--- DATA EXTRACT ---

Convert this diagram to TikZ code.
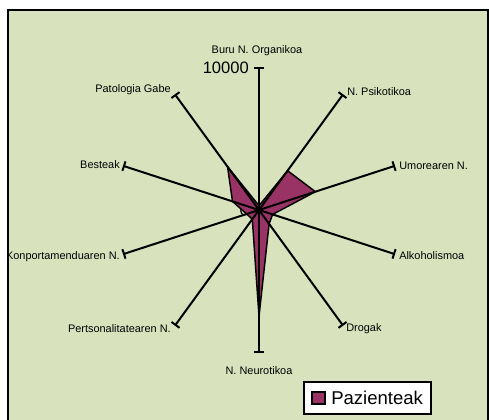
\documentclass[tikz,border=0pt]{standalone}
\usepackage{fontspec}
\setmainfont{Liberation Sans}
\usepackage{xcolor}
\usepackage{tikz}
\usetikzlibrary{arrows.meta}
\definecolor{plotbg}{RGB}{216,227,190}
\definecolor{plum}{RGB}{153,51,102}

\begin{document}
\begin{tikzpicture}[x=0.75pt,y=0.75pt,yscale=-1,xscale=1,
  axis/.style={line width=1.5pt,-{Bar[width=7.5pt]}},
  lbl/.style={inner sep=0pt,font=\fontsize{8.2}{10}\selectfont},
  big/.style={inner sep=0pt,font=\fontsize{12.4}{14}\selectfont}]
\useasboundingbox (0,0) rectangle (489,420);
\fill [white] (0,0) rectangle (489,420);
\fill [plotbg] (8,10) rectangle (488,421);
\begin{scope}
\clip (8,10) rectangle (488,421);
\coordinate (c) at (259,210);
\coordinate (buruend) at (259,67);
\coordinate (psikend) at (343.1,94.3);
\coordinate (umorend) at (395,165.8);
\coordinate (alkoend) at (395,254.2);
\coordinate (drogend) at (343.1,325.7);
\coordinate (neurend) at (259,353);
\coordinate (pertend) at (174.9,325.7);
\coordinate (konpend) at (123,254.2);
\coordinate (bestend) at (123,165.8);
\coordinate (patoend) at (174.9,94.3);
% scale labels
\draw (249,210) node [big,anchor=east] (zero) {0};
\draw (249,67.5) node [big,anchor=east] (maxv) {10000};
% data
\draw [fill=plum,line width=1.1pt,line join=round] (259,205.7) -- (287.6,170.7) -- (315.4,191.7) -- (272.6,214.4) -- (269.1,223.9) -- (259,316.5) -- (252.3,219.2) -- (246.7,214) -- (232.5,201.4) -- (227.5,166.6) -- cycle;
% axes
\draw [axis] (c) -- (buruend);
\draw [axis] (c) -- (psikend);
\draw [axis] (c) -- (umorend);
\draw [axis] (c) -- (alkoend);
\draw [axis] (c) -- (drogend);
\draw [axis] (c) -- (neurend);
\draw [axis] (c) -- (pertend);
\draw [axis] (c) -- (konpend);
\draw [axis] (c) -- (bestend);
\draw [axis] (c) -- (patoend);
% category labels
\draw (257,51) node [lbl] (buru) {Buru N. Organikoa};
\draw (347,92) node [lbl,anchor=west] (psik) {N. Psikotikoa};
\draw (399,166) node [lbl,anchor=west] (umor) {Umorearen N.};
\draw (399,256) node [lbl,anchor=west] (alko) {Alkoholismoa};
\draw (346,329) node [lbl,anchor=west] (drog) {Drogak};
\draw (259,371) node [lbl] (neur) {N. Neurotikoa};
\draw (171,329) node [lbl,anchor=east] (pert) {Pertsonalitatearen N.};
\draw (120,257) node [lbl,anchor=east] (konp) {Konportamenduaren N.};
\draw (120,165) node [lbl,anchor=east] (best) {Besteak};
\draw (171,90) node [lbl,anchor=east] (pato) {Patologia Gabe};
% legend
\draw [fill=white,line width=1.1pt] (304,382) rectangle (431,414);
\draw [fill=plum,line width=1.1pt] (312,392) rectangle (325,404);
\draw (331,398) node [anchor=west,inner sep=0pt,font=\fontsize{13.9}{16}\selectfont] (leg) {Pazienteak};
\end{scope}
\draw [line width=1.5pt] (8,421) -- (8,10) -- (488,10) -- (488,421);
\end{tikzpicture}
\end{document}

---

▸ TASK DIRECTIONS
Without the images, write out each line of the data verbatim.

▸ ANSWER TO THIS EXERCISE
Convert this diagram to TikZ code.
\documentclass[tikz,border=0pt]{standalone}
\usepackage{fontspec}
\setmainfont{Liberation Sans}
\usepackage{xcolor}
\usepackage{tikz}
\usetikzlibrary{arrows.meta}
\definecolor{plotbg}{RGB}{216,227,190}
\definecolor{plum}{RGB}{153,51,102}

\begin{document}
\begin{tikzpicture}[x=0.75pt,y=0.75pt,yscale=-1,xscale=1,
  axis/.style={line width=1.5pt,-{Bar[width=7.5pt]}},
  lbl/.style={inner sep=0pt,font=\fontsize{8.2}{10}\selectfont},
  big/.style={inner sep=0pt,font=\fontsize{12.4}{14}\selectfont}]
\useasboundingbox (0,0) rectangle (489,420);
\fill [white] (0,0) rectangle (489,420);
\fill [plotbg] (8,10) rectangle (488,421);
\begin{scope}
\clip (8,10) rectangle (488,421);
\coordinate (c) at (259,210);
\coordinate (buruend) at (259,67);
\coordinate (psikend) at (343.1,94.3);
\coordinate (umorend) at (395,165.8);
\coordinate (alkoend) at (395,254.2);
\coordinate (drogend) at (343.1,325.7);
\coordinate (neurend) at (259,353);
\coordinate (pertend) at (174.9,325.7);
\coordinate (konpend) at (123,254.2);
\coordinate (bestend) at (123,165.8);
\coordinate (patoend) at (174.9,94.3);
% scale labels
\draw (249,210) node [big,anchor=east] (zero) {0};
\draw (249,67.5) node [big,anchor=east] (maxv) {10000};
% data
\draw [fill=plum,line width=1.1pt,line join=round] (259,205.7) -- (287.6,170.7) -- (315.4,191.7) -- (272.6,214.4) -- (269.1,223.9) -- (259,316.5) -- (252.3,219.2) -- (246.7,214) -- (232.5,201.4) -- (227.5,166.6) -- cycle;
% axes
\draw [axis] (c) -- (buruend);
\draw [axis] (c) -- (psikend);
\draw [axis] (c) -- (umorend);
\draw [axis] (c) -- (alkoend);
\draw [axis] (c) -- (drogend);
\draw [axis] (c) -- (neurend);
\draw [axis] (c) -- (pertend);
\draw [axis] (c) -- (konpend);
\draw [axis] (c) -- (bestend);
\draw [axis] (c) -- (patoend);
% category labels
\draw (257,51) node [lbl] (buru) {Buru N. Organikoa};
\draw (347,92) node [lbl,anchor=west] (psik) {N. Psikotikoa};
\draw (399,166) node [lbl,anchor=west] (umor) {Umorearen N.};
\draw (399,256) node [lbl,anchor=west] (alko) {Alkoholismoa};
\draw (346,329) node [lbl,anchor=west] (drog) {Drogak};
\draw (259,371) node [lbl] (neur) {N. Neurotikoa};
\draw (171,329) node [lbl,anchor=east] (pert) {Pertsonalitatearen N.};
\draw (120,257) node [lbl,anchor=east] (konp) {Konportamenduaren N.};
\draw (120,165) node [lbl,anchor=east] (best) {Besteak};
\draw (171,90) node [lbl,anchor=east] (pato) {Patologia Gabe};
% legend
\draw [fill=white,line width=1.1pt] (304,382) rectangle (431,414);
\draw [fill=plum,line width=1.1pt] (312,392) rectangle (325,404);
\draw (331,398) node [anchor=west,inner sep=0pt,font=\fontsize{13.9}{16}\selectfont] (leg) {Pazienteak};
\end{scope}
\draw [line width=1.5pt] (8,421) -- (8,10) -- (488,10) -- (488,421);
\end{tikzpicture}
\end{document}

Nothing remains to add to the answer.